NEW YORK -- The latest in what apparently has become a minitrend of documentaries about musicians suffering from mental illness (Brian Wilson, Daniel Johnston), "You're Gonna Miss Me" chronicles the troubled life and career of Roky Erickson. The frontman for the highly influential psychedelic rock group the 13th Floor Elevators, Erickson has spent the past few decades in a downward spiral of drug addiction, incarceration and mental illness, including a long stint at an institution in which he was subjected to crippling electric-shock treatments.

Filmmaker Keven McAlester chronicles the story in reasonably effective fashion, even if there's an occasional slapdash quality to this effort that reduces its overall impact. It doesn't help matters that its subject, who has recently resumed performing, is not quite a singular musical genius on the order of Johnston.

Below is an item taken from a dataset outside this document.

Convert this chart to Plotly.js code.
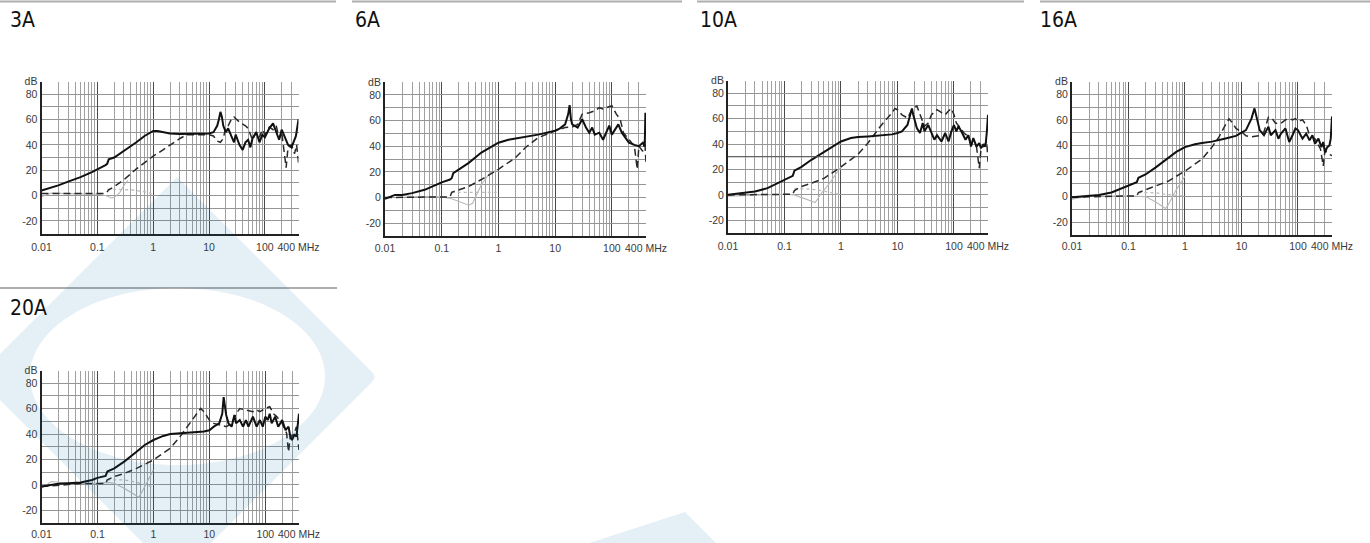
<!DOCTYPE html>
<html>
<head>
<meta charset="utf-8">
<script src="https://cdn.plot.ly/plotly-3.0.1.min.js"></script>
<style>
html,body{margin:0;padding:0;background:#fff;overflow:hidden}
#chart{width:1370px;height:543px}
</style>
</head>
<body>
<div id="chart"></div>
<script>
// ---------------- DATA (frequency in MHz, attenuation in dB) ----------------
const panelNames = ['3A', '6A', '10A', '16A', '20A'];
const xTickVals = [0.01, 0.1, 1, 10, 100, 400];
const xTickText = ['0.01', '0.1', '1', '10', '100', '400 MHz'];
const yTickVals = [-20, 0, 20, 40, 60, 80, 90];
const yTickText = ['-20', '0', '20', '40', '60', '80', 'dB'];

// 3A
const a3_solid_f  = [0.01,0.02,0.03,0.05,0.08,0.1,0.14,0.15,0.16,0.2,0.3,0.5,0.7,1,1.2,1.5,2,3,5,8,10,12,14,15,16,17,18,20,22,25,28,30,35,40,45,50,55,60,70,80,90,100,120,140,160,180,200,230,260,300,330,360,400];
const a3_solid_dB = [4,8,11,14.5,18.5,20.5,24,25,28.5,30,35,42,47,51,51,50,49,48.5,48.5,48.5,49,50,55,60,66,62,55,50,53,47,42,48,40,36,42,44,38,45,50,42,48,46,53,57,50,44,52,46,40,38,42,47,60];
const a3_dash_f   = [0.01,0.05,0.1,0.14,0.15,0.16,0.2,0.3,0.5,0.7,1,1.5,2,3,4,5,8,10,12,14,16,18,20,22,25,28,35,45,50,60,70,80,90,100,120,140,160,180,200,220,240,260,300,340,370,400];
const a3_dash_dB  = [1.5,1.5,1.5,1.5,3,4.5,7,12.5,21,26,31,36,40,45,48,48,48,48,47,43,42,45,54,55,60,62,58,55,53,44,50,46,52,48,54,52,55,45,50,35,22,38,40,33,40,26];
const a3_gray_f   = [0.01,0.015,0.03,0.1,0.14,0.18,0.2,0.25,0.3,0.35];
const a3_gray_dB  = [-1,2,1.5,1,0,-2,-1.5,2,8,12];
const a3_dot_f    = [0.15,0.2,0.4,0.7,1];
const a3_dot_dB   = [5,5,4.5,3,1];

// 6A
const a6_solid_f  = [0.01,0.015,0.02,0.03,0.05,0.08,0.1,0.14,0.15,0.16,0.2,0.3,0.5,0.7,1,1.5,2,3,5,10,12,15,17,18,19,20,25,30,35,40,45,50,60,70,80,90,100,110,130,150,180,200,250,300,350,380,390,400];
const a6_solid_dB = [-1,2,2,3.4,6,10,11.8,14,15,19,21.7,27,35,38.7,42.7,45,46,47.4,49,52,53.7,57,65,72,61,57,54.5,61,54.5,50.5,54.5,49,50.5,45,50.5,56,49,52,57,50.5,45,42.7,41,40,42.7,40,66,62];
const a6_dash_f   = [0.01,0.05,0.1,0.14,0.15,0.2,0.3,0.5,1,2,3,5,10,15,20,25,30,40,50,60,70,80,100,120,140,160,200,250,280,300,350,380,400];
const a6_dash_dB  = [0,0.5,0.5,0.5,4,6,8.6,14,22,31,39,46.6,52,54.5,55,57,65,66,67.5,70,69,70,71.5,65,61,50.5,45,40,22,40,36,45,27];
const a6_gray_f   = [0.01,0.015,0.03,0.1,0.15,0.2,0.3,0.35,0.5,0.7,1];
const a6_gray_dB  = [-1,2,1,0.5,-1,-3,-6,-4.5,10,19,22];
const a6_dot_f    = [0.15,0.3,0.5,1];
const a6_dot_dB   = [4,4,4,4];

// 10A
const a10_solid_f  = [0.01,0.02,0.03,0.05,0.08,0.1,0.14,0.15,0.2,0.3,0.5,0.7,1,1.5,2,3,5,8,10,12,15,17,18,19,20,22,25,28,30,35,40,45,50,60,70,80,90,100,110,120,140,160,180,200,220,250,280,300,330,360,380,400];
const a10_solid_dB = [0,1.3,2.6,5.3,9.7,11.8,15,19,22,27.6,34,38,42,44.7,45.5,46,47,47.6,48.7,50,55,63,68,63,59,52.6,48.7,56.6,50,55,48.7,43.4,47,42,48.7,42,50,55,50,54,48.7,43.4,47,38,44.7,38,40.8,36.8,39.5,38,48.7,63];
const a10_dash_f   = [0.01,0.05,0.1,0.14,0.15,0.2,0.3,0.5,1,2,3,5,8,9,10,12,15,18,22,25,30,35,40,50,60,70,80,90,100,110,130,150,180,200,250,280,300,350,380,400];
const a10_dash_dB  = [0,0.5,0.5,0.5,3.4,6.6,9.2,13,22,32,40.8,54,64.5,68,67,63,60.5,67,70,63,54,56.6,63,67,64.5,63,66,68,63,56.6,52.6,48.7,46,40.8,38,21,35.5,39.5,42,26];
const a10_gray_f   = [0.01,0.1,0.15,0.2,0.3,0.35,0.45,0.6,0.8,1];
const a10_gray_dB  = [-1,0.5,0,-2,-5,-6,1.3,8,16,22];
const a10_dot_f    = [0.15,0.3,0.5,1];
const a10_dot_dB   = [5,4.5,3,0];

// 16A
const a16_solid_f  = [0.01,0.02,0.03,0.05,0.08,0.1,0.14,0.15,0.2,0.3,0.5,0.7,1,1.5,2,3,5,8,10,12,15,17,19,21,25,30,33,40,45,50,60,70,80,90,100,120,140,160,180,200,230,260,280,300,330,360,380,400];
const a16_solid_dB = [-0.5,0.5,1.3,3.2,6.7,8.8,11.2,14.7,17.3,22.7,30,35,38.7,41,42,43,45.3,47.5,50,52,61,69,60,52,48,54.7,48,52,45.3,49.3,53.3,42.7,48,53.3,52,45.3,49.3,44,48,41.3,45.3,38.7,42.7,34.7,38.7,40,45.3,62.7];
const a16_dash_f   = [0.01,0.05,0.1,0.14,0.15,0.2,0.3,0.5,1,2,3,4,5,6,7,8,10,12,15,20,25,30,35,40,50,60,70,80,90,100,120,140,160,200,250,280,300,350,400];
const a16_dash_dB  = [-0.5,0.5,0.5,0.5,3.2,5.3,8,12,20,29.3,38.7,46.7,54.7,60.8,57.3,53.3,50.7,47.5,46.7,47.5,50.7,62,61,57.3,57.3,60,61,60,61,58.7,60,56,48,45.3,37.3,24,36,33.3,32];
const a16_gray_f   = [0.01,0.02,0.1,0.15,0.2,0.3,0.45,0.5,0.7,1];
const a16_gray_dB  = [-2,0.5,0.5,0.5,0,-4,-9.3,-6.7,5.3,16];
const a16_dot_f    = [0.15,0.3,0.5,1];
const a16_dot_dB   = [3.2,3,1.5,0.5];

// 20A
const a20_solid_f  = [0.01,0.02,0.03,0.05,0.08,0.1,0.14,0.15,0.2,0.3,0.5,0.7,1,1.5,2,3,5,8,10,12,15,17,18,20,22,25,28,30,35,40,45,50,60,70,80,90,100,110,120,130,150,170,200,230,260,280,300,330,360,380,400];
const a20_solid_dB = [-1.3,0.8,1.3,1.8,3.9,5.5,7,10.5,13,18.3,26,31.4,35.3,38.5,40,40.6,41,42,43,45.8,48.4,56,69,55,48.4,45.8,55,48.4,51,45.8,51,45.8,53.7,45.8,51,45.8,53.7,51,56,48.4,53.7,45.8,51,43,45.8,38,35.3,39.3,38,45.8,56];
const a20_dash_f   = [0.01,0.05,0.1,0.14,0.15,0.2,0.3,0.5,1,2,3,4,5,6,7,8,10,12,15,20,25,30,35,40,50,60,70,80,100,120,140,160,200,240,260,280,320,360,400];
const a20_dash_dB  = [-1.3,1,1,1,4,6.5,9,13,19.6,28.8,38,45.8,51.6,56.8,60.2,57.6,51,48.4,47,45.8,48.4,56,60,59.4,59,57.6,59,57.6,60.2,61.5,56,53.7,48.4,40.6,26,38,39.3,45.8,27.5];
const a20_gray_f   = [0.01,0.015,0.03,0.1,0.15,0.2,0.3,0.45,0.55,0.65,0.8,1];
const a20_gray_dB  = [-2.6,2.6,1.3,1,2,1.3,-2.6,-7.8,-9.7,-4,4,11.8];
const a20_dot_f    = [0.15,0.3,0.5,1];
const a20_dot_dB   = [4,4,2,-2];

// ---------------- build ----------------
const panelData = [
  {solid:[a3_solid_f,a3_solid_dB],  dash:[a3_dash_f,a3_dash_dB],  gray:[a3_gray_f,a3_gray_dB],  dot:[a3_dot_f,a3_dot_dB]},
  {solid:[a6_solid_f,a6_solid_dB],  dash:[a6_dash_f,a6_dash_dB],  gray:[a6_gray_f,a6_gray_dB],  dot:[a6_dot_f,a6_dot_dB]},
  {solid:[a10_solid_f,a10_solid_dB],dash:[a10_dash_f,a10_dash_dB],gray:[a10_gray_f,a10_gray_dB],dot:[a10_dot_f,a10_dot_dB]},
  {solid:[a16_solid_f,a16_solid_dB],dash:[a16_dash_f,a16_dash_dB],gray:[a16_gray_f,a16_gray_dB],dot:[a16_dot_f,a16_dot_dB]},
  {solid:[a20_solid_f,a20_solid_dB],dash:[a20_dash_f,a20_dash_dB],gray:[a20_gray_f,a20_gray_dB],dot:[a20_dot_f,a20_dot_dB]}
];

const W = 1370, H = 543;
// plot boxes in pixels: [left, right, top, bottom]
const boxes = [[41.5,298.5,81.5,233.5],[385,646,82,236],[728,988,80.5,233],[1072,1332,81.5,235],[41.5,299,370.5,523]];
const xStandoff = [3, 1, 2, 0, 0];
const titlePos = [[8,20],[353,20],[698,20],[1038,20],[8,308]];
const sepLines = [[0,336,1.5],[352,682,1.5],[697,1024,1.5],[1040,1370,1.5],[0,337,288]];

const minorX = [];
[0.01,0.1,1,10,100].forEach(d => { for (let k = 2; k <= 9; k++) { const v = d*k; if (v < 400) minorX.push(+v.toPrecision(3)); } });
const minorY = [-10,10,30,50,70];

const tickFont = {family:'"Liberation Sans", Arial, sans-serif', size:10.5, color:'#3a3a3a'};
const traces = [];
const layout = {
  width: W, height: H,
  margin: {l:0, r:0, t:0, b:0},
  paper_bgcolor: '#ffffff', plot_bgcolor: '#ffffff',
  showlegend: false, hovermode: false,
  annotations: [], shapes: []
};

panelNames.forEach((name, i) => {
  const s = i === 0 ? '' : String(i + 1);
  const [L, R, T, B] = boxes[i];
  layout['xaxis' + s] = {
    type: 'log', range: [-2, Math.log10(400)], domain: [L / W, R / W], anchor: 'y' + s,
    tickmode: 'array', tickvals: xTickVals, ticktext: xTickText,
    showgrid: true, gridcolor: '#4a4a4a', gridwidth: 1,
    minor: {tickmode: 'array', tickvals: minorX, showgrid: true, gridcolor: '#a0a0a0', gridwidth: 1, ticks: ''},
    showline: true, linecolor: '#222', linewidth: 2, zeroline: false,
    ticks: '', ticklabelstandoff: xStandoff[i], tickfont: tickFont, fixedrange: true
  };
  layout['yaxis' + s] = {
    range: [-30, 90], domain: [1 - B / H, 1 - T / H], anchor: 'x' + s,
    tickmode: 'array', tickvals: yTickVals, ticktext: yTickText,
    showgrid: true, gridcolor: '#959595', gridwidth: 1,
    minor: {tickmode: 'array', tickvals: minorY, showgrid: true, gridcolor: '#959595', gridwidth: 1, ticks: ''},
    showline: true, linecolor: '#222', linewidth: 2, zeroline: false,
    ticks: '', ticklabelstandoff: 0, tickfont: tickFont, fixedrange: true
  };
  const d = panelData[i];
  traces.push({x: d.gray[0], y: d.gray[1], xaxis: 'x' + s, yaxis: 'y' + s, mode: 'lines',
    line: {color: '#b8b8b8', width: 1.1}});
  traces.push({x: d.dot[0], y: d.dot[1], xaxis: 'x' + s, yaxis: 'y' + s, mode: 'lines',
    line: {color: '#bdbdbd', width: 1.3, dash: 'dot'}});
  traces.push({x: d.dash[0], y: d.dash[1], xaxis: 'x' + s, yaxis: 'y' + s, mode: 'lines',
    line: {color: '#2a2a2a', width: 1.5, dash: '7px,4px'}});
  traces.push({x: d.solid[0], y: d.solid[1], xaxis: 'x' + s, yaxis: 'y' + s, mode: 'lines',
    line: {color: '#111111', width: 2}});

  layout.annotations.push({
    text: name, xref: 'paper', yref: 'paper',
    x: titlePos[i][0] / W, y: 1 - titlePos[i][1] / H,
    xanchor: 'left', yanchor: 'middle', showarrow: false,
    font: {family: '"Liberation Sans Narrow", "DejaVu Sans Condensed", sans-serif', size: 21, color: '#111'}
  });
  const sl = sepLines[i];
  layout.shapes.push({type: 'line', xref: 'paper', yref: 'paper',
    x0: sl[0] / W, x1: sl[1] / W, y0: 1 - sl[2] / H, y1: 1 - sl[2] / H,
    line: {color: '#adadad', width: 2}});
});

// darker scan line in the 10A chart
layout.shapes.push({type: 'line', xref: 'x3 domain', yref: 'y3', x0: 0, x1: 1, y0: 30, y1: 30,
  line: {color: '#555', width: 1.2}});

// light blue watermark
const P = (px, py) => (px / W).toFixed(5) + ',' + (1 - py / H).toFixed(5);
const cx = 177.5, cy = 376.5, rx = 147.5, ry = 88.5, k = 0.5523;
const diamond = `M ${P(177,177)} L ${P(371,371)} Q ${P(378,377)} ${P(371,383)} L ${P(177,577)} L ${P(-23,377)} Z`;
const ellipse = `M ${P(cx+rx,cy)} C ${P(cx+rx,cy+k*ry)} ${P(cx+k*rx,cy+ry)} ${P(cx,cy+ry)} ` +
  `C ${P(cx-k*rx,cy+ry)} ${P(cx-rx,cy+k*ry)} ${P(cx-rx,cy)} ` +
  `C ${P(cx-rx,cy-k*ry)} ${P(cx-k*rx,cy-ry)} ${P(cx,cy-ry)} ` +
  `C ${P(cx+k*rx,cy-ry)} ${P(cx+rx,cy-k*ry)} ${P(cx+rx,cy)} Z`;
layout.shapes.push({type: 'path', xref: 'paper', yref: 'paper', layer: 'above',
  path: diamond + ' ' + ellipse, fillrule: 'evenodd',
  fillcolor: 'rgba(0,105,170,0.1)', line: {width: 0}});
layout.shapes.push({type: 'path', xref: 'paper', yref: 'paper', layer: 'above',
  path: `M ${P(685,512)} L ${P(718,545)} L ${P(583,545)} Z`,
  fillcolor: 'rgba(0,105,170,0.1)', line: {width: 0}});

Plotly.newPlot('chart', traces, layout, {staticPlot: true, displayModeBar: false});
</script>
</body>
</html>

This story, however, does boast a galvanizing familial drama, pitting Erickson's mother -- who for years refused him medical treatment (not, as the film makes clear, without some good reasons) in favor of a religious approach -- against his younger brother, who gained custody over him a few years ago.

There's an undeniable fascination to watching the extensive footage of Erickson, whose yowling, manic vocals on display in the extensive archival performance footage contrasts dramatically with scenes of him in more recent times, ambling about in a bathrobe while clutching a Mr. Potato Head.